The Doctor: "Ah, I see you have been busy."
Davros: "Whereas you have been stupid, Doctor."
The Doctor: "Prerogative of a Time Lord."

Orcini: "This is Bostock, my squire. I'm afraid the only philosophy practised by Bostock is to do as little about his personal hygiene as possible."
Kara: "Not at all! The odour of nature has... charms all of its own..."
Orcini: "Yes, well, he may smell like rotting flesh, but he's an excellent squire."

Peri: "Don't drop me."
The Doctor: "Drop you! I'll be lucky to lift you, the amount you weigh."
Peri: "Watch it, porky!"

Davros: "This part of the galaxy is developing quickly. Famine was one of its major problems."
The Doctor: "You turned them into food?"
Davros: "A scheme which has earned me great acclaim."
The Doctor: "But did you bother to tell anyone that they might be eating their own relatives?"
Davros: "Certainly not! That would have created what I believe is termed... 'consumer resistance'."

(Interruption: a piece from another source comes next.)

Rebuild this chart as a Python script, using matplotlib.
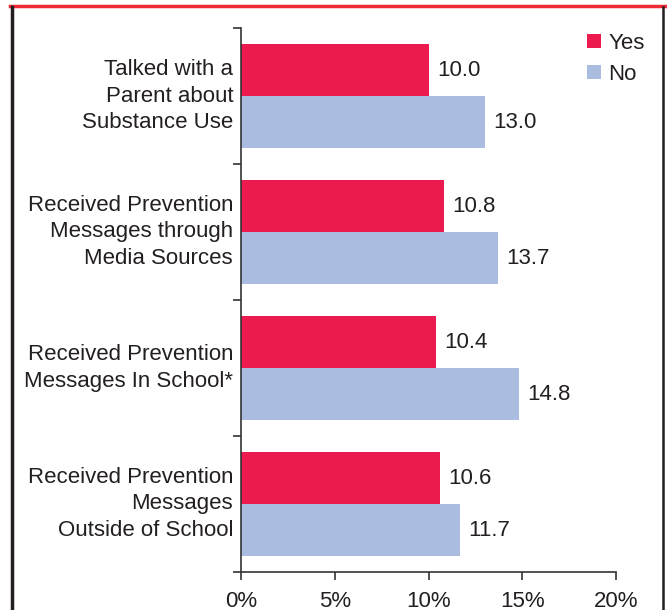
import matplotlib.pyplot as plt
from matplotlib.lines import Line2D
import numpy as np

plt.rcParams['font.family'] = ['Liberation Sans', 'DejaVu Sans']

# data
categories = [
    "Talked with a\nParent about\nSubstance Use",
    "Received Prevention\nMessages through\nMedia Sources",
    "Received Prevention\nMessages In School*",
    "Received Prevention\nMessages\nOutside of School",
]
yes_vals = [10.0, 10.8, 10.4, 10.6]
no_vals = [13.0, 13.7, 14.8, 11.7]
xticks = [0, 5, 10, 15, 20]

yes_color = "#ED1A4F"
no_color = "#AABCE0"
text_color = "#231F20"
fs = 16

fig = plt.figure(figsize=(6.67, 6.10), dpi=100)
ax = fig.add_axes([241 / 667, 1 - 572 / 610, (616 - 241) / 667, (572 - 28) / 610])

y = np.arange(len(categories))
h = 52 / 136
b1 = ax.barh(y - h / 2, yes_vals, height=h, color=yes_color, label="Yes")
b2 = ax.barh(y + h / 2, no_vals, height=h, color=no_color, label="No")

# value labels at bar ends
for bars, vals in [(b1, yes_vals), (b2, no_vals)]:
    for bar, v in zip(bars, vals):
        ax.annotate(f"{v:.1f}", (v, bar.get_y() + bar.get_height() / 2),
                    xytext=(6, 0), textcoords="offset points",
                    ha="left", va="center", fontsize=fs, color=text_color)

# category labels
for i, c in enumerate(categories):
    ax.text(-0.42, i, c, ha="right", va="center", fontsize=fs,
            color=text_color, linespacing=1.36)

ax.set_xlim(0, 20)
ax.set_ylim(3.5, -0.5)
ax.set_xticks(xticks)
ax.set_xticklabels([f"{t}%" for t in xticks], fontsize=fs, color=text_color)
ax.set_yticks([-0.5, 0.5, 1.5, 2.5, 3.5])
ax.set_yticklabels([])
ax.tick_params(axis="x", direction="out", length=6, width=1.2, color="#333333", pad=8)
ax.tick_params(axis="y", direction="out", length=6, width=1.2, color="#333333")
for s in ["top", "right"]:
    ax.spines[s].set_visible(False)
for s in ["left", "bottom"]:
    ax.spines[s].set_color("#333333")
    ax.spines[s].set_linewidth(1.2)

fig.legend(handles=[b1, b2], labels=["Yes", "No"], loc="upper left",
           bbox_to_anchor=(578 / 667, 1 - 24 / 610), frameon=False,
           fontsize=fs, handlelength=0.62, handleheight=0.62,
           handletextpad=0.35, labelspacing=0.45, borderaxespad=0,
           labelcolor=text_color)

# outer frame: red top line and dark side borders
fig.add_artist(Line2D([10 / 667, 665 / 667], [1 - 6 / 610, 1 - 6 / 610],
                      transform=fig.transFigure, color="#EE2A34", lw=2.5))
fig.add_artist(Line2D([12 / 667, 12 / 667], [0, 1 - 7 / 610],
                      transform=fig.transFigure, color="#231F20", lw=2.5))
fig.add_artist(Line2D([663 / 667, 663 / 667], [0, 1 - 7 / 610],
                      transform=fig.transFigure, color="#231F20", lw=1.8))

fig.savefig("out.png", dpi=100)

Jobel: "I would rather run away... with my mother!"

Vogel: "I'm a past master at the double entry."

Three out of four glass Daleks.
Mark Greig has to push the pram a lot More Mark Greig


  1. The unmade season 23, which would have started with The Nightmare Fair, saw three stories novelised (Nightmare Fair, Mission to Magnus and The Ultimate Evil) and it was full cast audio adaptations of these storylines that began Big Finish Production's Lost Stories range, which also covered the unmade season 27 for Sylvester McCoy's Seventh Doctor as well as storylines for other Doctors.

    For more of the amazing chemistry between Colin Baker and Terry Molloy (Davros), check out the audio story titled Davros. No Daleks to be seen, and $2.99 for a two and a half hour full cast download.

  2. A good 6th Doctor story and just good to boot with this one. My favorite Colin baker story without a doubt.

    I largely agree with you about the relationship between 6 and Peri Mark, but here it showed a marked improvement. When Peri had to kill that mutant that was attacking the Doctor and she was obviously distraught about it, he wasn't nasty or callous, but showed some genuine compassion there. It was never a great relationship, but imagine how nasty he would have been earlier in his tenure!

    A few issues here and there, like why does Davros have force lightning? But a solid story that stands above pretty much the rest of the 6th Doctor stories by a large amount. Good stuff.

  3. I still can't get over that they re-used the same "AHA, YOU THOUGHT YOU KILLED ME, BUT NO! THAT WAS MY CLONE!" plot twist they used two weeks earlier in Timelash.